(DATA SEGMENT)
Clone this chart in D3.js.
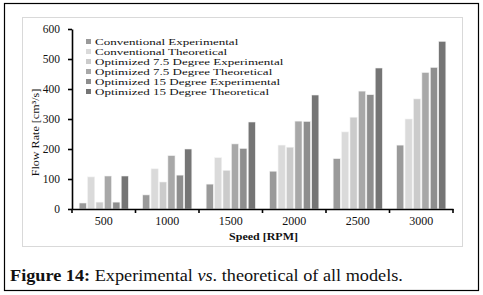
<!DOCTYPE html>
<html>
<head>
<meta charset="utf-8">
<script src="https://cdn.jsdelivr.net/npm/d3@7"></script>
<style>
  body { margin: 0; background: #fff; }
  text { font-family: "Liberation Serif", "Times New Roman", serif; fill: #111; }
</style>
</head>
<body>
<div id="chart"></div>
<script>
const speeds = ["500", "1000", "1500", "2000", "2500", "3000"];
const seriesNames = [
    "Conventional Experimental",
    "Conventional Theoretical",
    "Optimized 7.5 Degree Experimental",
    "Optimized 7.5 Degree Theoretical",
    "Optimized 15 Degree Experimental",
    "Optimized 15 Degree Theoretical"
];
const convExp = [20, 47, 83, 126, 168, 213];
const convTheo = [107, 134, 171, 213, 257, 300];
const opt75Exp = [23, 90, 129, 206, 306, 367];
const opt75Theo = [110, 178, 217, 293, 393, 455];
const opt15Exp = [23, 113, 202, 292, 381, 472];
const opt15Theo = [110, 200, 290, 380, 470, 559];
const yTicks = [0, 100, 200, 300, 400, 500, 600];
const colors = ["#9a9a9a", "#dadada", "#cbcbcb", "#a8a8a8", "#8e8e8e", "#757575"];

const allSeries = [convExp, convTheo, opt75Exp, opt75Theo, opt15Exp, opt15Theo];

const W = 483, H = 295;
const svg = d3.select("#chart").append("svg")
    .attr("width", W).attr("height", H);

// outer figure frame
svg.append("rect")
    .attr("x", 4.5).attr("y", 3.5).attr("width", 474).attr("height", 287)
    .attr("fill", "none").attr("stroke", "#000").attr("stroke-width", 1.2);

// chart panel
svg.append("rect")
    .attr("x", 22.5).attr("y", 17.5).attr("width", 440).attr("height", 229)
    .attr("fill", "#fff").attr("stroke", "#d9d9d9").attr("stroke-width", 1);

const plotLeft = 72, plotRight = 453, plotTop = 29, plotBottom = 209;

const x = d3.scaleBand().domain(speeds).range([plotLeft, plotRight]).padding(0);
const xs = d3.scaleBand().domain(d3.range(6)).range([0, x.bandwidth()])
    .paddingInner(0.15).paddingOuter(0.85);
const y = d3.scaleLinear().domain([0, 600]).range([plotBottom, plotTop]);

// bars
speeds.forEach((s, i) => {
    const g = svg.append("g").attr("transform", `translate(${x(s)},0)`);
    g.selectAll("rect")
        .data(allSeries.map((arr, k) => ({k, v: arr[i]})))
        .enter()
        .append("rect")
        .attr("x", d => xs(d.k))
        .attr("width", xs.bandwidth())
        .attr("y", d => y(d.v))
        .attr("height", d => y(0) - y(d.v))
        .attr("fill", d => colors[d.k])
        .attr("stroke", "#f2f2f2")
        .attr("stroke-width", 0.6);
});

// y axis
const yAxis = svg.append("g")
    .attr("transform", `translate(${plotLeft},0)`)
    .call(d3.axisLeft(y).tickValues(yTicks).tickSize(4).tickPadding(8).tickSizeOuter(0));
yAxis.select(".domain").attr("stroke", "#000").attr("stroke-width", 1.6);
yAxis.selectAll(".tick line").attr("stroke", "#000").attr("stroke-width", 1.6);
yAxis.selectAll("text").attr("font-size", 11.5).attr("font-family", "Liberation Serif")
    .attr("fill", "#111");

// x axis
const xAxis = svg.append("g")
    .attr("transform", `translate(0,${plotBottom})`)
    .call(d3.axisBottom(x).tickSize(0).tickPadding(7).tickSizeOuter(0));
xAxis.select(".domain").attr("stroke", "#000").attr("stroke-width", 1.6);
xAxis.selectAll("text").attr("font-size", 12).attr("font-family", "Liberation Serif")
    .attr("fill", "#111");
// boundary ticks between categories
const bounds = speeds.map(s => x(s)).concat([plotRight]);
xAxis.selectAll(".bound")
    .data(bounds)
    .enter()
    .append("line")
    .attr("x1", d => d).attr("x2", d => d)
    .attr("y1", 0).attr("y2", 4)
    .attr("stroke", "#000").attr("stroke-width", 1.6);

// axis titles
svg.append("text")
    .attr("transform", `translate(39,132.5) rotate(-90) scale(1.1,1)`)
    .attr("text-anchor", "middle")
    .attr("font-size", 11)
    .text("Flow Rate [cm³/s]");

svg.append("text")
    .attr("transform", "translate(263.5,240) scale(1.2,1)")
    .attr("text-anchor", "middle")
    .attr("font-size", 10)
    .attr("font-weight", "bold")
    .text("Speed [RPM]");

// legend
const legend = svg.append("g").attr("transform", "translate(86,42)");
seriesNames.forEach((name, k) => {
    const row = legend.append("g").attr("transform", `translate(0,${k * 10})`);
    row.append("rect").attr("x", 0).attr("y", -3).attr("width", 5).attr("height", 5)
        .attr("fill", colors[k]);
    row.append("text")
        .attr("transform", "translate(9,3.3) scale(1.3,0.88)")
        .attr("font-size", 10)
        .text(name);
});

// caption
const cap = svg.append("text")
    .attr("transform", "translate(10,281) scale(1.14,1)")
    .attr("font-size", 16);
cap.append("tspan").attr("font-weight", "bold").text("Figure 14:");
cap.append("tspan").text(" Experimental ");
cap.append("tspan").attr("font-style", "italic").text("vs");
cap.append("tspan").text(". theoretical of all models.");
</script>
</body>
</html>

(TASK REQUIREMENTS) Look through the listing above. Pick out each line with "chart" and copy it.

(TASK OUTPUT)
Clone this chart in D3.js.
<div id="chart"></div>
const svg = d3.select("#chart").append("svg")
// chart panel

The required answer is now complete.